Sae Takada, MD, PhD, MHS, is an Assistant Professor in the Division of General Internal Medicine and Health Services Research, Department of Medicine, at the David Geffen School of Medicine at UCLA. She obtained her MHS in Global Health Policy and Planning at the University of Tokyo, and MDPhD in Health Policy at Harvard. She completed her Internal Medicine Primary Care residency and fellowship in the National Clinician Scholars Program at UCLA. Sae studies how social relationships serve as resources for under-resourced communities, how they lead to the formation and spread of health behaviors and beliefs, and how these behaviors and beliefs in turn reshape social relationships. She is also a HIV primary care physician at the West Los Angeles Veterans Affairs Homeless Patient Aligned Care Team.

 

Sae met Dr. William Cunningham as a fellow to talk about his project on peer navigation for people living with HIV and was inspired by his passion and commitment to developing implementable solutions to complex social and structural barriers experienced by marginalized communities. Dr. Cunningham took her under his wing and taught her, with much love and patience, important skills for thriving in academia and life in general: how to build a team; how to craft a meticulous response letter for a manuscript revision; how to make new friends at poster sessions; how it is better to share and get input on your work early (even if it is not perfect); how to grow through uncertainty and setbacks. The scholarship serves as a reminder of Dr. Cunningham’s moral compass and wisdom and will guide her as she continues Dr. Cunningham’s legacy by advocating for under-resourced communities through research and mentorship.
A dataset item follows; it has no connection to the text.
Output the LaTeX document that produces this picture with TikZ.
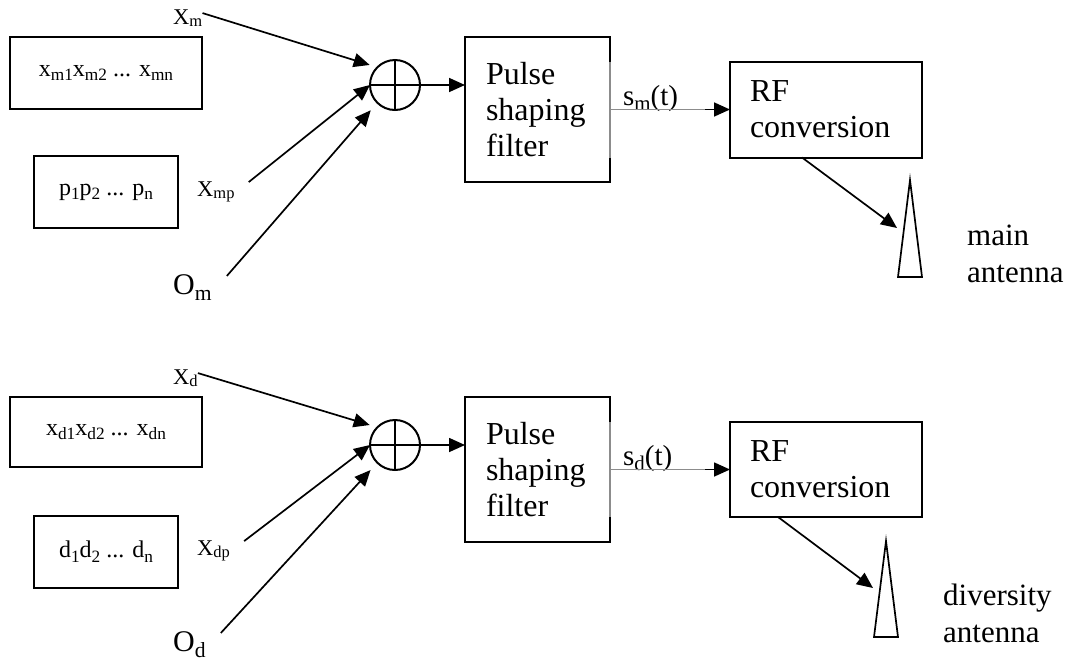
\documentclass[tikz,border=0pt]{standalone}
\usepackage{fontspec}
\setmainfont{Liberation Serif}
\usetikzlibrary{arrows.meta}
\newcommand{\lo}[1]{\raisebox{-0.2em}{\scalebox{0.72}{#1}}}
\newcommand{\lsub}[1]{\raisebox{-2.5pt}{\fontsize{16.5}{16.5}\selectfont #1}}
\begin{document}
\begin{tikzpicture}[x=1pt,y=-1pt,
  box/.style={draw,line width=2pt,inner sep=0pt,outer sep=0pt},
  arr/.style={line width=1.7pt,-{Triangle[length=16pt,width=14pt]}},
  gl/.style={line width=1.5pt,black!45},
  lbl/.style={inner sep=0pt,anchor=base west},
  big/.style={font=\fontsize{32}{36}\selectfont},
  small/.style={font=\fontsize{24}{26}\selectfont},
  xlab/.style={lbl,font=\fontsize{22.5}{24}\selectfont},
  olab/.style={lbl,font=\fontsize{30}{32}\selectfont},
  slab/.style={lbl,font=\fontsize{29}{31}\selectfont},
  sumc/.style={draw,circle,line width=2pt,minimum size=50pt,inner sep=0pt,outer sep=0pt},
  ant/.style={draw,line width=1.7pt,line join=miter},
  txt/.style={lbl,align=left,font=\fontsize{31}{37}\selectfont}
]
\useasboundingbox (0,0) rectangle (1070,662);

% ---------- upper (main) branch ----------
\node[box,small,minimum width=192pt,minimum height=72pt] (bx1) at (106,73) {x\lo{m1}x\lo{m2} ... x\lo{mn}};
\node[box,small,minimum width=144pt,minimum height=72pt] (bp1) at (106,192) {p\lo{1}p\lo{2} ... p\lo{n}};
\node[xlab] (lxm) at (173,24) {X\lsub{m}};
\node[xlab] (lxmp) at (197,196) {X\lsub{mp}};
\node[olab] (lom) at (173,294) {O\lo{m}};
\node[sumc] (s1) at (395,85) {};
\draw[line width=2pt] (s1.north) -- (s1.south) (s1.west) -- (s1.east);
\node[box,big,minimum width=145pt,minimum height=145pt,text width=103pt,align=left] (f1) at (537.5,109.5) {Pulse\\shaping\\filter};
\node[box,big,minimum width=192pt,minimum height=96pt,text width=152pt,align=left] (r1) at (826,109.5) {RF\\conversion};
\draw[gl,line width=2.1pt] (f1.east |- r1.north) -- (f1.east |- r1.south);
\coordinate (c1) at (705,109.5);
\node[slab] (ls1) at (623,105) {s\lo{m}(t)};
\coordinate (a1t) at (910,180);
\coordinate (a1l) at (898,277);
\coordinate (a1r) at (922,277);
\coordinate (a1in) at (897,228);
\node[txt] (tm) at (967,282) {main\\antenna};

\draw[arr,shorten >=8pt] ([yshift=-4pt]lxm.north east) -- (s1.135);
\draw[arr] ([xshift=14pt,yshift=-1pt]lxmp.north east) -- (s1.west);
\draw[arr,shorten >=10pt] ([xshift=15pt,yshift=-2pt]lom.north east) -- (s1.225);
\draw[arr] (s1.east) -- (s1.east -| f1.west);
\draw[gl] (f1.east) -- (c1);
\draw[arr] (c1) -- (r1.west);
\draw[arr] ([xshift=-24pt]r1.south) -- (a1in);
\draw[ant] (a1t) -- (a1l) -- (a1r) -- cycle;

% ---------- lower (diversity) branch ----------
\node[box,small,minimum width=192pt,minimum height=70pt] (bx2) at (106,432) {x\lo{d1}x\lo{d2} ... x\lo{dn}};
\node[box,small,minimum width=144pt,minimum height=72pt] (bp2) at (106,552) {d\lo{1}d\lo{2} ... d\lo{n}};
\node[xlab] (lxd) at (173,384) {X\lsub{d}};
\node[xlab] (lxdp) at (197,555) {X\lsub{dp}};
\node[olab] (lod) at (173,651) {O\lo{d}};
\node[sumc] (s2) at (395,445) {};
\draw[line width=2pt] (s2.north) -- (s2.south) (s2.west) -- (s2.east);
\node[box,big,minimum width=145pt,minimum height=145pt,text width=103pt,align=left] (f2) at (537.5,469.5) {Pulse\\shaping\\filter};
\node[box,big,minimum width=192pt,minimum height=95pt,text width=152pt,align=left] (r2) at (826,469.5) {RF\\conversion};
\draw[gl,line width=2.1pt] (f2.east |- r2.north) -- (f2.east |- r2.south);
\coordinate (c2) at (705,469.5);
\node[slab] (ls2) at (623,465) {s\lo{d}(t)};
\coordinate (a2t) at (886,541);
\coordinate (a2l) at (874,637);
\coordinate (a2r) at (898,637);
\coordinate (a2in) at (873,588);
\node[txt] (td) at (943,642) {diversity\\antenna};

\draw[arr,shorten >=8pt] ([yshift=-4pt]lxd.north east) -- (s2.135);
\draw[arr] ([xshift=14pt,yshift=-1pt]lxdp.north east) -- (s2.west);
\draw[arr,shorten >=10pt] ([xshift=15pt,yshift=-2pt]lod.north east) -- (s2.225);
\draw[arr] (s2.east) -- (s2.east -| f2.west);
\draw[gl] (f2.east) -- (c2);
\draw[arr] (c2) -- (r2.west);
\draw[arr] ([xshift=-48pt]r2.south) -- (a2in);
\draw[ant] (a2t) -- (a2l) -- (a2r) -- cycle;
\end{tikzpicture}
\end{document}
She plans to use the scholarship to disseminate one of her projects aiming to improve the lives of people living with HIV.

 

During the pandemic, Sae takes breaks from the world by cultivating her own garden – quite literally by growing tomatoes and broccoli in her balcony, orchids in her “office,” and mushrooms in her living room, and also by learning to sew her own clothes and enjoying works of fiction recommended by Dr. Steve Shoptaw. Prior to the pandemic, she enjoyed choral singing and was a budding choral conductor under the mentorship of Dr. Kenneth Wells.